Retype word for word the first line of the listing and each line after it up to the line with "(0,0) rectangle (1148,679);", with the pictures taken out.

^^^^^^^^

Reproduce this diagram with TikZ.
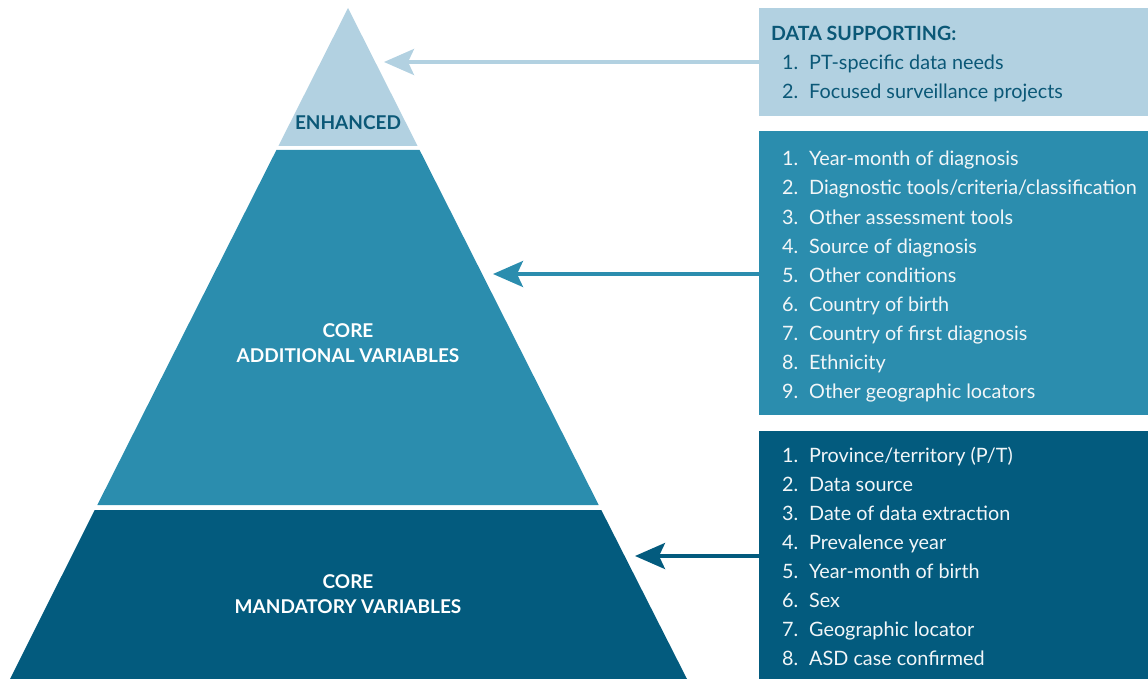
\documentclass[tikz,border=0pt]{standalone}
\usepackage{fontspec}
\setmainfont{Lato}
\usetikzlibrary{arrows.meta, positioning}
\definecolor{pale}{HTML}{B2D1E1}
\definecolor{mid}{HTML}{2B8DAE}
\definecolor{deep}{HTML}{035B7E}
\definecolor{ink}{HTML}{0B5877}
\definecolor{snow}{HTML}{F2F6F8}
\tikzset{
  itm/.style={anchor=base west, inner sep=0pt, font=\fontsize{19.8}{23}\selectfont},
  lvl/.style={align=center, inner sep=0pt, font=\bfseries\fontsize{19}{24.5}\selectfont},
  panel/.style={anchor=north west, inner sep=0pt, minimum width=389pt},
  arr/.style={line width=3.5pt, -{Stealth[length=30pt, width=26pt, inset=6pt]}}
}

\begin{document}
\begin{tikzpicture}[x=1pt, y=-1pt]
    \useasboundingbox (0,0) rectangle (1148,679);

    % pyramid bands
    \fill[pale](348,8)--(417.6,146)--(278.4,146)--cycle;
    \fill[mid](276.4,150)--(419.6,150)--(598.7,505)--(97.3,505)--cycle;
    \fill[deep](94.7,510)--(601.3,510)--(687,679)--(10,679)--cycle;
    \node[lvl, text=ink] (enh) at (348,123) {ENHANCED};
    \node[lvl, text=white] (add) at (348,343) {CORE\\ADDITIONAL VARIABLES};
    \node[lvl, text=white] (man) at (348,594) {CORE\\MANDATORY VARIABLES};

    % panels
    \node[panel, fill=pale, minimum height=108pt] (boxE) at (759,8) {};
    \node[panel, fill=mid, minimum height=284pt] (boxA) at (759,131) {};
    \node[panel, fill=deep, minimum height=248pt] (boxM) at (759,431) {};

    \node[itm, text=ink, font=\bfseries\fontsize{19.6}{23}\selectfont] (head) at (771,41) {DATA SUPPORTING:};
    \foreach \t [count=\k] in {{PT-specific data needs}, {Focused surveillance projects}}
        \node[itm, text=ink] (eN\k) at (782,{41+29*\k}) {\k.}
            node[itm, text=ink] (e\k) at (809,{41+29*\k}) {\t};
    \foreach \t [count=\k] in {{Year-month of diagnosis}, {Diagnostic tools/criteria/classification},
        {Other assessment tools}, {Source of diagnosis}, {Other conditions}, {Country of birth},
        {Country of first diagnosis}, {Ethnicity}, {Other geographic locators}}
        \node[itm, text=snow] (aN\k) at (782,{137+29*\k}) {\k.}
            node[itm, text=snow] (a\k) at (809,{137+29*\k}) {\t};
    \foreach \t [count=\k] in {{Province/territory (P/T)}, {Data source}, {Date of data extraction},
        {Prevalence year}, {Year-month of birth}, {Sex}, {Geographic locator}, {ASD case confirmed}}
        \node[itm, text=snow] (mN\k) at (782,{433+29*\k}) {\k.}
            node[itm, text=snow] (m\k) at (809,{433+29*\k}) {\t};

    % arrows
    \coordinate (tipE) at (384,62);
    \coordinate (tipA) at (493,274);
    \coordinate (tipM) at (635,556);
    \draw[arr, pale] (boxE.west |- tipE) -- (tipE);
    \draw[arr, mid] (boxA.west |- tipA) -- (tipA);
    \draw[arr, deep] (boxM.west |- tipM) -- (tipM);
\end{tikzpicture}
\end{document}
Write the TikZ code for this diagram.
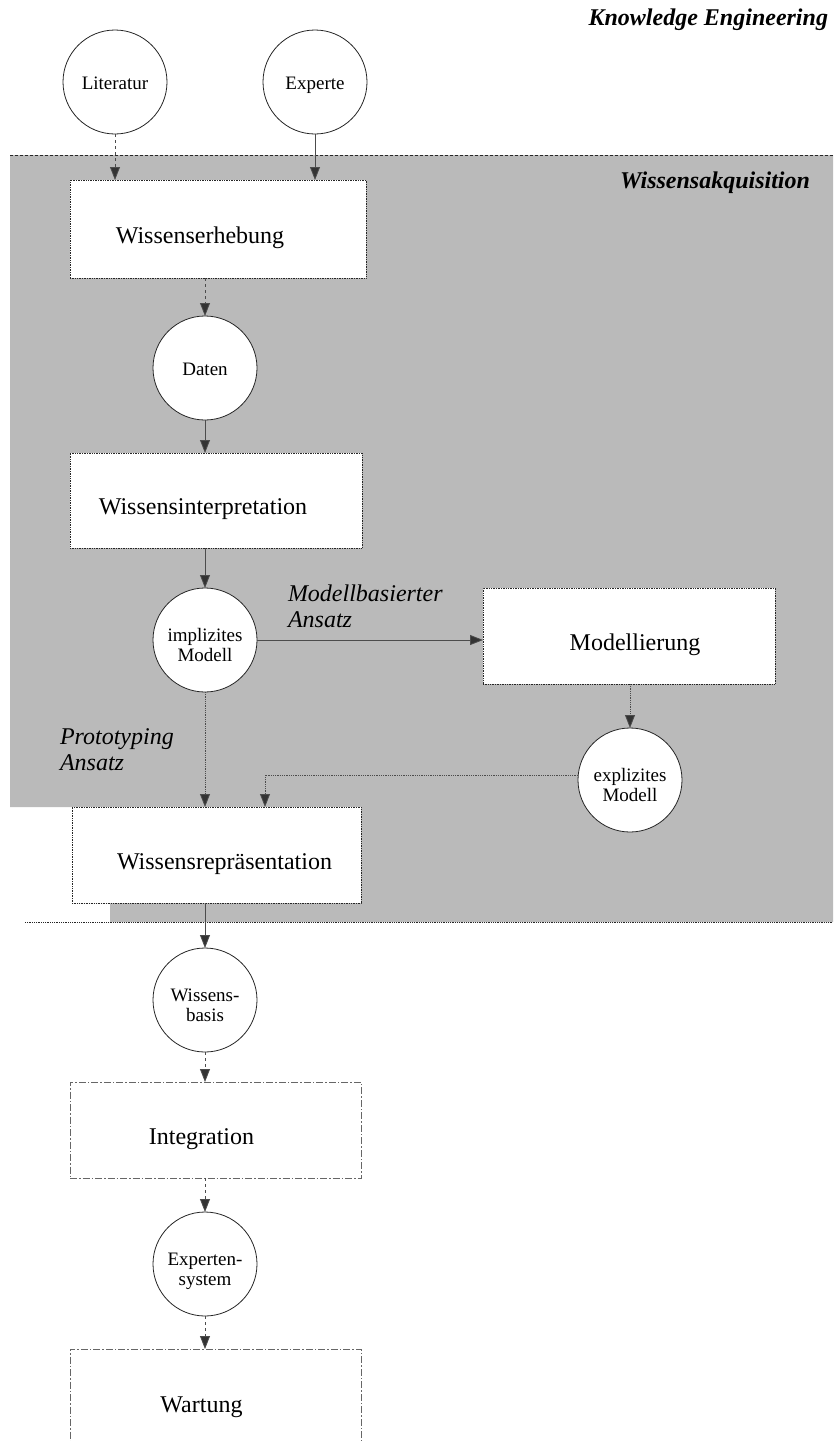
\documentclass[tikz,border=0pt]{standalone}
\usepackage{fontspec}
\setmainfont{Liberation Serif}
\usetikzlibrary{arrows.meta}
\definecolor{acqfill}{gray}{0.73}
\definecolor{ink}{gray}{0.15}
\definecolor{wire}{gray}{0.3}
\tikzset{
  every node/.style={inner sep=0pt, outer sep=0pt},
  stage/.style={circle, draw=ink, line width=0.8pt, fill=white,
    minimum size=104pt, align=center, font=\fontsize{19}{20}\selectfont,
    text height=14pt, text depth=0pt},
  twoline/.style={text height=42pt, text depth=0pt},
  taskbox/.style={rectangle, draw=ink, densely dotted, line width=0.7pt, fill=white,
    font=\fontsize{24}{28}\selectfont, text height=28pt, text depth=0pt},
  outbox/.style={rectangle, draw=black!60, line width=0.7pt,
    dash pattern=on 7pt off 2pt on 1.5pt off 2pt,
    font=\fontsize{24}{28}\selectfont, text height=28pt, text depth=0pt},
  heading/.style={font=\bfseries\itshape\fontsize{24}{28}\selectfont, anchor=base east},
  note/.style={font=\itshape\fontsize{24}{25.5}\selectfont, anchor=base west, align=left},
  conn/.style={draw=wire, line width=0.8pt,
    -{Triangle[width=10pt,length=13pt,fill=black!80]}},
  areaedge/.style={draw=ink, line width=0.8pt, dash pattern=on 3pt off 2pt},
}
\begin{document}
\begin{tikzpicture}[x=1pt,y=-1pt]
\useasboundingbox (0,0) rectangle (833,1441);
\clip (0,0) rectangle (833,1441);

% acquisition area
\fill[acqfill] (10,155) -- (833,155) -- (833,922) -- (110,922) -- (110,903)
  -- (72,903) -- (72,807) -- (10,807) -- cycle;
\draw[areaedge] (10,155) -- (833,155);
\draw[areaedge, densely dotted] (25,922) -- (833,922);

% headings
\node[heading] (title) at (828,25) {Knowledge Engineering};
\node[heading] (phase) at (810,188) {Wissensakquisition};

% sources
\node[stage] (lit) at (115,82) {Literatur};
\node[stage] (expert) at (315,82) {Experte};

% acquisition steps
\node[taskbox, minimum width=296pt, minimum height=98pt] (erheb) at (218,229)
  {\hspace*{-18pt}Wissenserhebung\hspace*{18pt}};
\node[stage] (daten) at (205,368) {Daten};
\node[taskbox, minimum width=292pt, minimum height=95pt] (interp) at (216,500.5)
  {\hspace*{-13pt}Wissensinterpretation\hspace*{13pt}};
\node[stage, twoline] (impl) at (205,640) {implizites\\Modell};
\node[taskbox, minimum width=292pt, minimum height=96pt] (modell) at (629,636)
  {\hspace*{6pt}Modellierung\hspace*{-6pt}};
\node[stage, twoline] (expl) at (630,780) {explizites\\Modell};
\node[taskbox, minimum width=289pt, minimum height=96pt] (rep) at (216.5,855)
  {\hspace*{8pt}Wissensrepräsentation\hspace*{-8pt}};

% path labels (anchored at the baseline of their last line)
\node[note] (mba) at (288,627) {Modellbasierter\\Ansatz};
\node[note, font=\itshape\fontsize{24}{26}\selectfont] (pta) at (60,770) {Prototyping\\Ansatz};

% later phases
\node[stage, twoline] (basis) at (205,1000) {Wissens-\\basis};
\node[outbox, minimum width=291pt, minimum height=96pt] (integ) at (215.5,1130)
  {\hspace*{-14pt}Integration\hspace*{14pt}};
\node[stage, twoline] (system) at (205,1264) {Experten-\\system};
\node[outbox, minimum width=291pt, minimum height=98pt] (wart) at (215.5,1398)
  {\hspace*{-14pt}Wartung\hspace*{14pt}};

% connectors
\draw[conn, dashed] (lit) -- (erheb.north -| lit);
\draw[conn] (expert) -- (erheb.north -| expert);
\draw[conn, dashed] (erheb.south -| daten) -- (daten);
\draw[conn] (daten) -- (interp.north -| daten);
\draw[conn] (interp.south -| impl) -- (impl);
\draw[conn] (impl) -- (modell.west |- impl);
\draw[conn, densely dotted] (impl) -- (rep.north -| impl);
\draw[conn, densely dotted] (modell.south -| expl) -- (expl);
\coordinate (join) at (265,775);
\draw[conn, densely dotted] (expl.west |- join) -- (join) -- (rep.north -| join);
\draw[conn] (rep.south -| basis) -- (basis);
\draw[conn, dashed] (basis) -- (integ.north -| basis);
\draw[conn, dashed] (integ.south -| system) -- (system);
\draw[conn, dashed] (system) -- (wart.north -| system);
\end{tikzpicture}
\end{document}
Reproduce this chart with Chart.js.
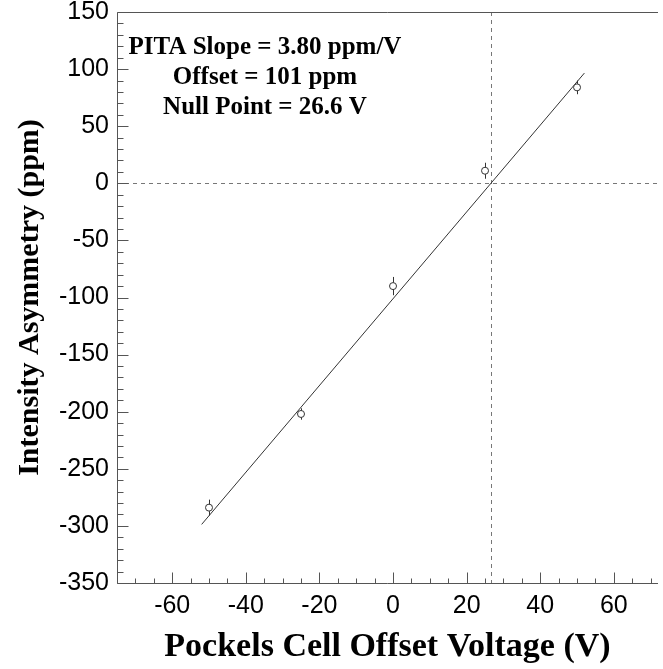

^^^^^^^^

● REPLY TO THE TASK:
Reproduce this diagram with TikZ.
\documentclass[tikz,border=0pt]{standalone}
\usepackage{fontspec}
\setmainfont{Lato}
\usetikzlibrary{arrows.meta, positioning}
\definecolor{pale}{HTML}{B2D1E1}
\definecolor{mid}{HTML}{2B8DAE}
\definecolor{deep}{HTML}{035B7E}
\definecolor{ink}{HTML}{0B5877}
\definecolor{snow}{HTML}{F2F6F8}
\tikzset{
  itm/.style={anchor=base west, inner sep=0pt, font=\fontsize{19.8}{23}\selectfont},
  lvl/.style={align=center, inner sep=0pt, font=\bfseries\fontsize{19}{24.5}\selectfont},
  panel/.style={anchor=north west, inner sep=0pt, minimum width=389pt},
  arr/.style={line width=3.5pt, -{Stealth[length=30pt, width=26pt, inset=6pt]}}
}

\begin{document}
\begin{tikzpicture}[x=1pt, y=-1pt]
    \useasboundingbox (0,0) rectangle (1148,679);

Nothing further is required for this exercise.